May 27, 2010
JONES, Oklahoma -- Oklahomans have proven they can handle most anything Mother Nature can dish out: tornadoes, wildfires, ice storms, flooding. Been there, done that. Residents of one town can now add earthquakes to the list.
The people of Jones and other rural communities in eastern Oklahoma County and western Lincoln County, in the central part of the state, have been experiencing what geologists refer to as an earthquake "swarm" over the past year.
Relative to the temblors that recently struck Haiti and Chile, these quakes have not been very strong -- ranging in magnitude from 1.5 to 3.8, and yet many have been big enough, not only to be felt, but to rattle houses and rattle nerves. . .
On Halloween night, 2008, residents around the Dallas-Fort Worth airport began experiencing a series of tremors -- the first felt earthquakes in that area since 1950. Geologists from Southern Methodist University and the University of Texas were intrigued and decided to take a closer look.
Dr.
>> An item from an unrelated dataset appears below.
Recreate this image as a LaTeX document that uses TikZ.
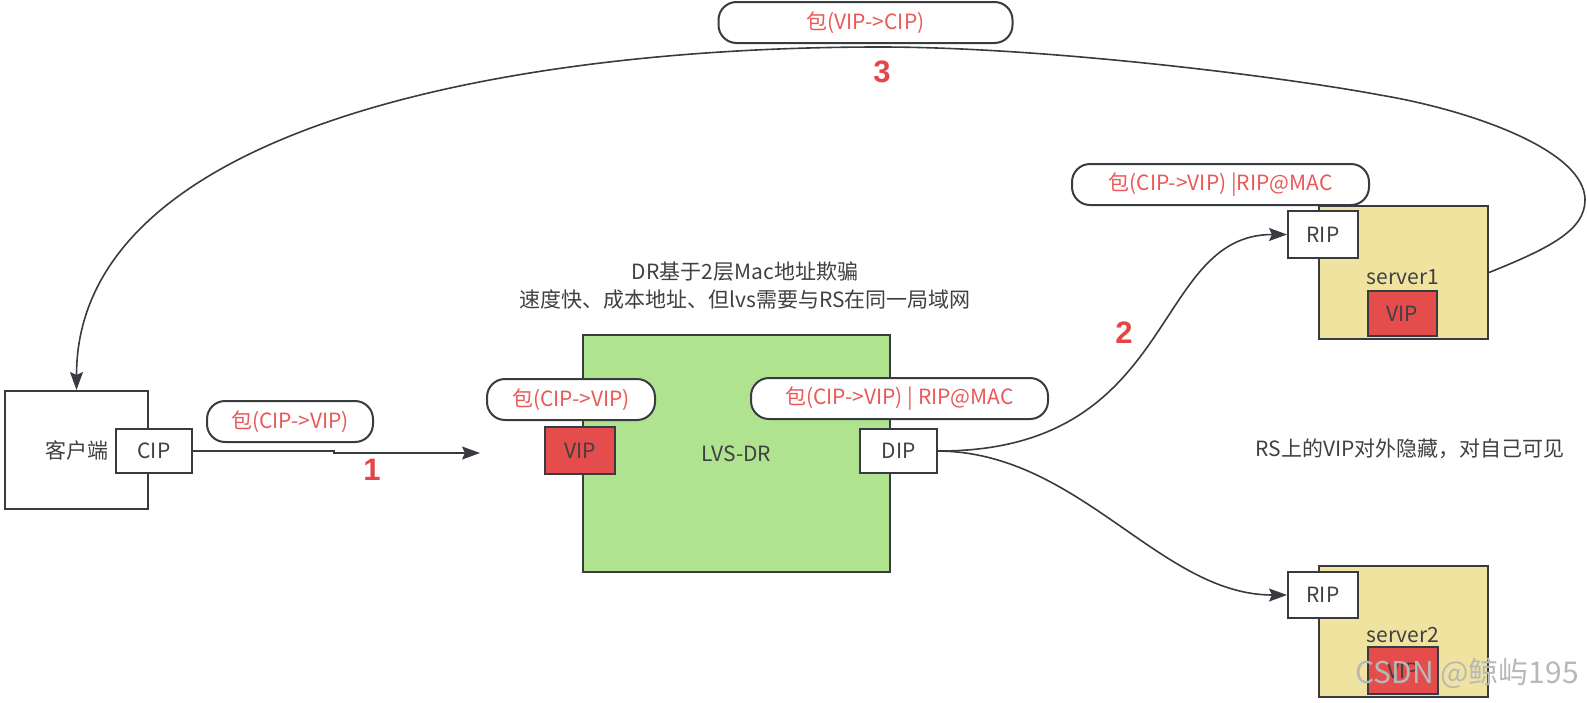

Brian Stump, a professor Earth Sciences at SMU, said the seismic equipment they put in place showed them something extraordinary about the epicenters of the earthquakes they recorded.
"They all locate in that little square," Stump said, pointing to a spot just south of the Dallas-Fort Worth airport.
And that square, he said, was right along a known fault line, and right next to a wastewater injection well.
Stump and other geologists said production wells have not been tied to earthquakes, but disposal wells, where the saltwater and other fluids used in oil and gas production are injected back into the earth have been shown, in some cases, to cause small quakes.
"Fluids of all kinds, when they're injected underground, do, in some cases, induce small earthquakes," Stump said.
Stump said they also learned that the injection well in question has started putting fluids into the ground just a few weeks before the DFW quakes began.